A very few transsexual males have used female spaces in the past. They had extensive psychiatric treatment and diagnoses. They made a concerted effort to pass as well as they could. And we females pretended to not know they were male, out of compassion and the assumptions that they had removed their male genitals.
The requirement for a diagnosis excluded predators and those with transvestic sexual fetishes. This served to protect females in those single-sex spaces.
Additionally, we as females were empowered to exclude those males at our discretion - we made case by case exceptions and allowed those very few in.
What you're talking about is a complete revision of the situation. Removing the requirement of diagnosis, and allowing policy acknowledgement on the basis of self-declaration means there is no gatekeeper to prevent predators and fetishists. In fact, self-declaration opens a giant gaping loophole that allows predators and fetishists to exploit females on their say-so.

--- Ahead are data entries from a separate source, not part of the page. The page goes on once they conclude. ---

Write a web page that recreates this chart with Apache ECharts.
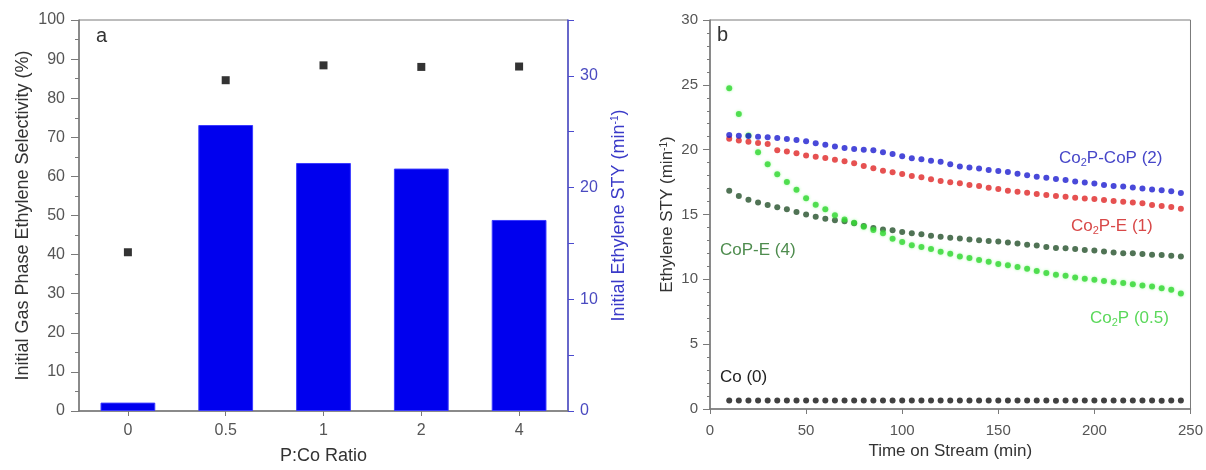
<!DOCTYPE html>
<html>
<head>
<meta charset="utf-8">
<script src="https://cdn.jsdelivr.net/npm/echarts@6/dist/echarts.min.js"></script>
<style>
html,body{margin:0;padding:0;background:#fff;}
#chart{width:1206px;height:470px;}
</style>
</head>
<body>
<div id="chart"></div>
<script>
// ---------- Panel a data ----------
const RATIOS = ['0', '0.5', '1', '2', '4'];
const SELECTIVITY = [40.6, 84.6, 88.4, 88.0, 88.1];      // % (left axis)
const STY_INITIAL = [0.75, 25.6, 22.2, 21.7, 17.1];      // min^-1 (right axis)

// ---------- Panel b data ----------
const TIME = [10,15,20,25,30,35,40,45,50,55,60,65,70,75,80,85,90,95,100,105,110,115,120,125,
              130,135,140,145,150,155,160,165,170,175,180,185,190,195,200,205,210,215,220,225,230,235,240,245];
const CO2P_COP = [21.13,21.08,21.05,21.0,20.95,20.9,20.82,20.75,20.65,20.5,20.38,20.25,20.12,20.05,20.0,19.95,
                  19.8,19.67,19.5,19.34,19.27,19.15,19.06,18.87,18.7,18.63,18.55,18.43,18.35,18.28,18.15,18.03,
                  17.92,17.84,17.74,17.66,17.54,17.46,17.4,17.28,17.2,17.15,17.08,17.0,16.93,16.87,16.8,16.66];
const CO2P_E = [20.85,20.7,20.62,20.52,20.44,19.95,19.85,19.72,19.55,19.45,19.35,19.22,19.1,18.95,18.75,18.56,
                18.38,18.26,18.13,17.97,17.87,17.72,17.59,17.49,17.41,17.28,17.2,17.07,16.97,16.84,16.76,16.68,
                16.58,16.51,16.43,16.37,16.3,16.24,16.19,16.11,16.04,15.98,15.92,15.86,15.73,15.65,15.58,15.45];
const COP_E = [16.84,16.43,16.13,15.92,15.74,15.56,15.41,15.2,15.0,14.82,14.68,14.55,14.47,14.33,14.12,13.95,
               13.85,13.79,13.66,13.56,13.48,13.37,13.28,13.2,13.14,13.08,13.02,12.96,12.91,12.84,12.77,12.66,
               12.6,12.5,12.42,12.4,12.34,12.27,12.22,12.14,12.07,12.02,12.01,11.96,11.89,11.88,11.81,11.76];
const CO2P = [24.73,22.75,21.1,19.8,18.87,18.1,17.5,16.9,16.25,15.76,15.4,14.95,14.62,14.36,14.05,13.8,
              13.56,13.13,12.88,12.62,12.49,12.34,12.12,11.98,11.76,11.65,11.5,11.35,11.18,11.09,10.95,10.82,
              10.65,10.48,10.35,10.27,10.14,10.04,9.96,9.88,9.78,9.71,9.63,9.52,9.45,9.32,9.2,8.9];
const CO = [0.66,0.65,0.65,0.66,0.65,0.65,0.65,0.66,0.65,0.65,0.65,0.65,0.66,0.65,0.65,0.65,
            0.65,0.66,0.65,0.65,0.65,0.65,0.65,0.66,0.65,0.65,0.65,0.65,0.65,0.66,0.65,0.65,
            0.65,0.65,0.64,0.65,0.65,0.65,0.66,0.65,0.65,0.65,0.65,0.65,0.65,0.64,0.65,0.65];

const LEFT_TICKS_A = [0,10,20,30,40,50,60,70,80,90,100];
const RIGHT_TICKS_A = [0,10,20,30];

const FONT = '"Liberation Sans", Arial, sans-serif';
const GRAY = '#7a7a7a';
const AXBLUE = '#4b4bcf';

function pairs(xs, ys){ return xs.map((x,i)=>[x, ys[i]]); }

const chart = echarts.init(document.getElementById('chart'), null, {renderer:'canvas'});

const subStyle = (color) => ({fontSize: 11, color: color, fontFamily: FONT, verticalAlign: 'bottom', lineHeight: 14, padding:[8,0,0,0]});
const mainStyle = (color) => ({fontSize: 17, color: color, fontFamily: FONT, lineHeight: 20});

function labelText(x, y, parts, color){
  return {
    type: 'text', left: x, top: y, z: 100,
    style: {
      text: parts,
      rich: { m: mainStyle(color), s: subStyle(color) },
      fill: color
    }
  };
}

const option = {
  backgroundColor: '#fff',
  animation: false,
  textStyle: { fontFamily: FONT },
  grid: [
    { left: 79, right: 638, top: 20, bottom: 57, show: true, borderColor: GRAY, borderWidth: 1, backgroundColor: 'transparent' },
    { left: 710, right: 14, top: 20, bottom: 61, show: true, borderColor: GRAY, borderWidth: 1, backgroundColor: 'transparent' }
  ],
  xAxis: [
    {
      type: 'category', gridIndex: 0, data: RATIOS, boundaryGap: true,
      name: 'P:Co Ratio', nameLocation: 'middle', nameGap: 36,
      nameTextStyle: { fontSize: 18, color: '#333', fontFamily: FONT },
      axisLine: { show: true, lineStyle: { color: GRAY, width: 1.5 } },
      axisTick: { show: true, alignWithLabel: true, inside: false, length: 5, lineStyle: { color: GRAY } },
      axisLabel: { fontSize: 16, color: '#555', margin: 12, fontFamily: FONT },
      splitLine: { show: false }
    },
    {
      type: 'value', gridIndex: 1, min: 0, max: 250, interval: 50,
      name: 'Time on Stream (min)', nameLocation: 'middle', nameGap: 34,
      nameTextStyle: { fontSize: 17, color: '#333', fontFamily: FONT },
      axisLine: { show: true, onZero: false, lineStyle: { color: GRAY, width: 1.5 } },
      axisTick: { show: true, inside: false, length: 5, lineStyle: { color: GRAY } },
      minorTick: { show: false },
      axisLabel: { fontSize: 15, color: '#555', margin: 14, fontFamily: FONT },
      splitLine: { show: false }
    }
  ],
  yAxis: [
    {
      type: 'value', gridIndex: 0, min: 0, max: 100, interval: 10,
      name: 'Initial Gas Phase Ethylene Selectivity (%)', nameLocation: 'middle', nameGap: 47,
      nameTextStyle: { fontSize: 18, color: '#333', fontFamily: FONT },
      axisLine: { show: true, lineStyle: { color: GRAY, width: 1.5 } },
      axisTick: { show: true, inside: false, length: 8, lineStyle: { color: GRAY } },
      minorTick: { show: true, splitNumber: 2, length: 4, lineStyle: { color: GRAY } },
      axisLabel: { fontSize: 16, color: '#555', margin: 14, fontFamily: FONT },
      splitLine: { show: false }
    },
    {
      type: 'value', gridIndex: 0, min: 0, max: 35, interval: 5, position: 'right',
      name: 'Initial Ethylene STY (min{sup|-1})', nameLocation: 'middle', nameGap: 42,
      nameTextStyle: { fontSize: 18, color: '#3a3ac8', fontFamily: FONT,
        rich: { sup: { fontSize: 10, color: '#3a3ac8', verticalAlign: 'top', lineHeight: 12, padding:[0,0,8,0] } } },
      axisLine: { show: true, lineStyle: { color: AXBLUE, width: 1.5 } },
      axisTick: { show: true, inside: false, length: 6, lineStyle: { color: AXBLUE } },
      axisLabel: { fontSize: 16, color: '#4a4ac0', margin: 12, fontFamily: FONT,
        formatter: v => (RIGHT_TICKS_A.indexOf(v) >= 0 ? String(v) : '') },
      splitLine: { show: false }
    },
    {
      type: 'value', gridIndex: 1, min: 0, max: 30, interval: 5,
      name: 'Ethylene STY (min{sup|-1})', nameLocation: 'middle', nameGap: 34,
      nameTextStyle: { fontSize: 17, color: '#333', fontFamily: FONT,
        rich: { sup: { fontSize: 10, color: '#333', verticalAlign: 'top', lineHeight: 12, padding:[0,0,8,0] } } },
      axisLine: { show: true, lineStyle: { color: GRAY, width: 1.5 } },
      axisTick: { show: true, inside: false, length: 7, lineStyle: { color: GRAY } },
      minorTick: { show: true, splitNumber: 5, length: 3, lineStyle: { color: GRAY } },
      axisLabel: { fontSize: 15, color: '#555', margin: 12, fontFamily: FONT },
      splitLine: { show: false }
    }
  ],
  series: [
    {
      name: 'STY', type: 'bar', xAxisIndex: 0, yAxisIndex: 1, data: STY_INITIAL,
      barWidth: '56%',
      itemStyle: { color: '#0000ee', borderColor: '#3a3aff', borderWidth: 1 }
    },
    {
      name: 'Selectivity', type: 'scatter', xAxisIndex: 0, yAxisIndex: 0, data: SELECTIVITY,
      symbol: 'rect', symbolSize: 8, itemStyle: { color: '#000' }, z: 5
    },
    { name: 'Co (0)', type: 'scatter', xAxisIndex: 1, yAxisIndex: 2, data: pairs(TIME, CO),
      symbolSize: 6, itemStyle: { color: '#111' } },
    { name: 'CoP-E (4)', type: 'scatter', xAxisIndex: 1, yAxisIndex: 2, data: pairs(TIME, COP_E),
      symbolSize: 6, itemStyle: { color: '#24502a' } },
    { name: 'Co2P (0.5)', type: 'scatter', xAxisIndex: 1, yAxisIndex: 2, data: pairs(TIME, CO2P),
      symbolSize: 6, itemStyle: { color: '#33d633', shadowBlur: 3, shadowColor: 'rgba(80,255,80,0.6)' } },
    { name: 'Co2P-E (1)', type: 'scatter', xAxisIndex: 1, yAxisIndex: 2, data: pairs(TIME, CO2P_E),
      symbolSize: 6, itemStyle: { color: '#e02525' } },
    { name: 'Co2P-CoP (2)', type: 'scatter', xAxisIndex: 1, yAxisIndex: 2, data: pairs(TIME, CO2P_COP),
      symbolSize: 6, itemStyle: { color: '#1c1cd0' } }
  ],
  graphic: [
    { type: 'text', left: 96, top: 26, z: 100, style: { text: 'a', fontSize: 20, fill: '#333', fontFamily: FONT } },
    { type: 'text', left: 717, top: 25, z: 100, style: { text: 'b', fontSize: 20, fill: '#333', fontFamily: FONT } },
    labelText(1059, 149, '{m|Co}{s|2}{m|P-CoP (2)}', '#4646c8'),
    labelText(1071, 217, '{m|Co}{s|2}{m|P-E (1)}', '#d84848'),
    labelText(720, 242, '{m|CoP-E (4)}', '#4e8c4e'),
    labelText(1090, 309, '{m|Co}{s|2}{m|P (0.5)}', '#5ad85a'),
    labelText(720, 369, '{m|Co (0)}', '#222')
  ]
};

chart.setOption(option);
</script>
</body>
</html>
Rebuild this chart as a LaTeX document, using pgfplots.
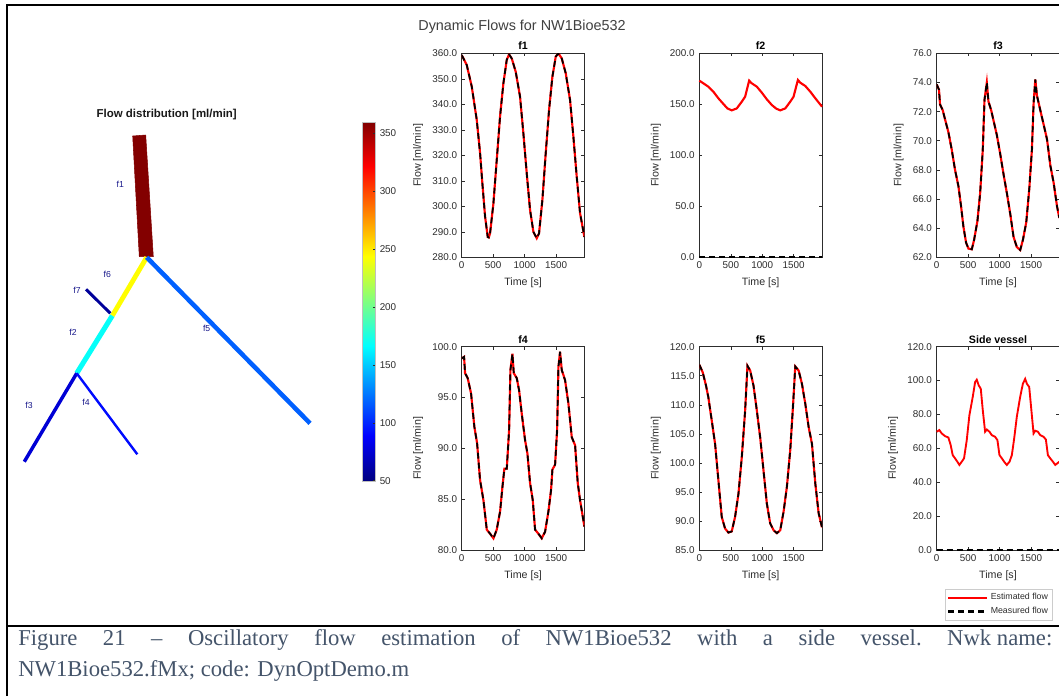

And by making it a policy acknowledgement, it removes the right of females to refuse consent. You've literally set up a situation where females have no right to refuse a naked male in their intimate spaces against their will. Females have no right to refuse consent to a voyeuristic male who wishes to view those females while they are vulnerable.
The policy simultaneously throws open the door to predators and fetishists while removing any right to consent of females.
I have a friend who transitioned many years ago. I first met "her" after her transition and she presents sufficiently female to allow me to perceive her as a "her" even though I know she's male.
She told me all about what happened when she transitioned. (By the way I'm pretty certain she's AGP, she has the background for it, ex-military, but she has never come across as fetishistic to me, and this background didn't stand in her way when she transitioned.)
She described a long process of psychological introspection and counselling before any medical or surgical treatment was initiated. This both served to confirm that she was settled in her desire to transition, and to ground her in reality about what was possible and what wasn't. She always knew she'd be getting only a reasonable facsimile of a female body and would remain male. During all this time there was no question of her going into women's single-sex spaces. That was forbidden until after the actual surgery, and if she'd transgressed on this and been discovered, she'd have been thrown off the transition programme as a danger to women.
She also had quite intensive lessons on how to behave in such a way as to appear as much like a woman, and - perhaps more importantly - to appear unthreatening to women. All this happened long before she was given the green light, post-surgery, to use women's spaces.
She was given a letter to carry explaining that she had been through a process of medical and surgical transition, to produce if things ever got really hairy. However the instruction was to try to perceive if a woman was being made uncomfortable by her presence, and in that case to leave the single-sex space as quickly and unobtrusively as possible.
She was informed that if she got involved in trouble in a single-sex space and made women uncomfortable and didn't leave if that was happening, then the letter would be withdrawn and if she entered women's spaces thereafter she was risking being charged with a breach of the peace or something like that.
Now I don't entirely agree with all this. No women were asked, when these male sexologists decided to give males like my friend "permission" to enter women's spaces. However, the process they adopted was at least somewhat sensitive to women's modesty and probable concerns.
Now we're into a situation where any man at all can go where he likes, and if he's challenged he simply accuses his challenger of transphobia and suddenly he is in possession of all the moral high ground and the distressed women are in danger of being criminalised.